-- Exercise aim --
Only the lines from the start of the data through the line containing "(bar) at (257,12.5);" should be written out, exactly as they are, with both ends included and the pictures left out.
------------------------------------------------
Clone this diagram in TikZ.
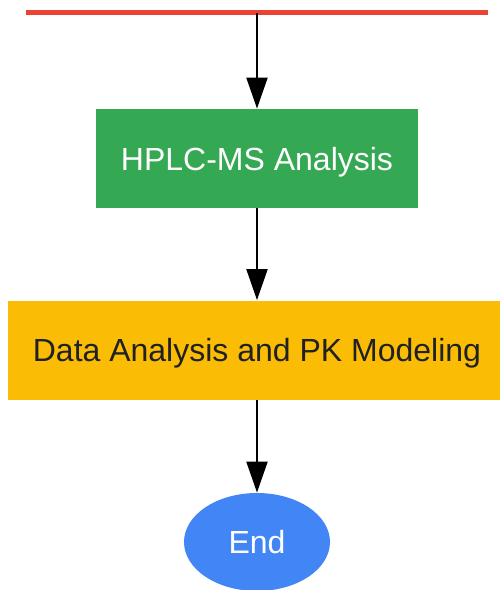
\documentclass[tikz,border=0pt]{standalone}
\usepackage{fontspec}
\setmainfont{Liberation Sans}
\usetikzlibrary{arrows.meta,shapes.geometric}

\definecolor{barred}{HTML}{EA4335}
\definecolor{stepgreen}{HTML}{34A853}
\definecolor{stepyellow}{HTML}{FBBC05}
\definecolor{endblue}{HTML}{4285F4}
\definecolor{darktext}{HTML}{202124}

\tikzset{
  stepbox/.style={rectangle, inner sep=0pt, text depth=0pt, font=\fontsize{16}{19}\selectfont},
  flow/.style={line width=1pt, -{Triangle[length=15.5pt, width=10.5pt]}}
}

\begin{document}
\begin{tikzpicture}[x=0.5pt, y=-0.5pt]
      \useasboundingbox (0,0) rectangle (499,590);

      % Top bar
      \draw [barred, line width=2.5pt] (26,12.5) -- (488,12.5);
      \coordinate (bar) at (257,12.5);

      % Steps
      \node [stepbox, fill=stepgreen, text=white, minimum width=161pt, minimum height=49.5pt]
        (hplc) at (257,158.5) {HPLC-MS Analysis};
      \node [stepbox, fill=stepyellow, text=darktext, minimum width=249pt, minimum height=49.5pt]
        (pk) at (257,350) {Data Analysis and PK Modeling};
      \node [stepbox, ellipse, fill=endblue, text=white, minimum width=73pt, minimum height=49pt]
        (end) at (257,542) {End};

      % Arrows
      \draw [flow] (bar) -- (hplc.north);
      \draw [flow] (hplc) -- (pk);
      \draw [flow] (pk) -- (end);
    \end{tikzpicture}
\end{document}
------------------------------------------------
-- Exercise result --
Clone this diagram in TikZ.
\documentclass[tikz,border=0pt]{standalone}
\usepackage{fontspec}
\setmainfont{Liberation Sans}
\usetikzlibrary{arrows.meta,shapes.geometric}

\definecolor{barred}{HTML}{EA4335}
\definecolor{stepgreen}{HTML}{34A853}
\definecolor{stepyellow}{HTML}{FBBC05}
\definecolor{endblue}{HTML}{4285F4}
\definecolor{darktext}{HTML}{202124}

\tikzset{
  stepbox/.style={rectangle, inner sep=0pt, text depth=0pt, font=\fontsize{16}{19}\selectfont},
  flow/.style={line width=1pt, -{Triangle[length=15.5pt, width=10.5pt]}}
}

\begin{document}
\begin{tikzpicture}[x=0.5pt, y=-0.5pt]
      \useasboundingbox (0,0) rectangle (499,590);

      % Top bar
      \draw [barred, line width=2.5pt] (26,12.5) -- (488,12.5);
      \coordinate (bar) at (257,12.5);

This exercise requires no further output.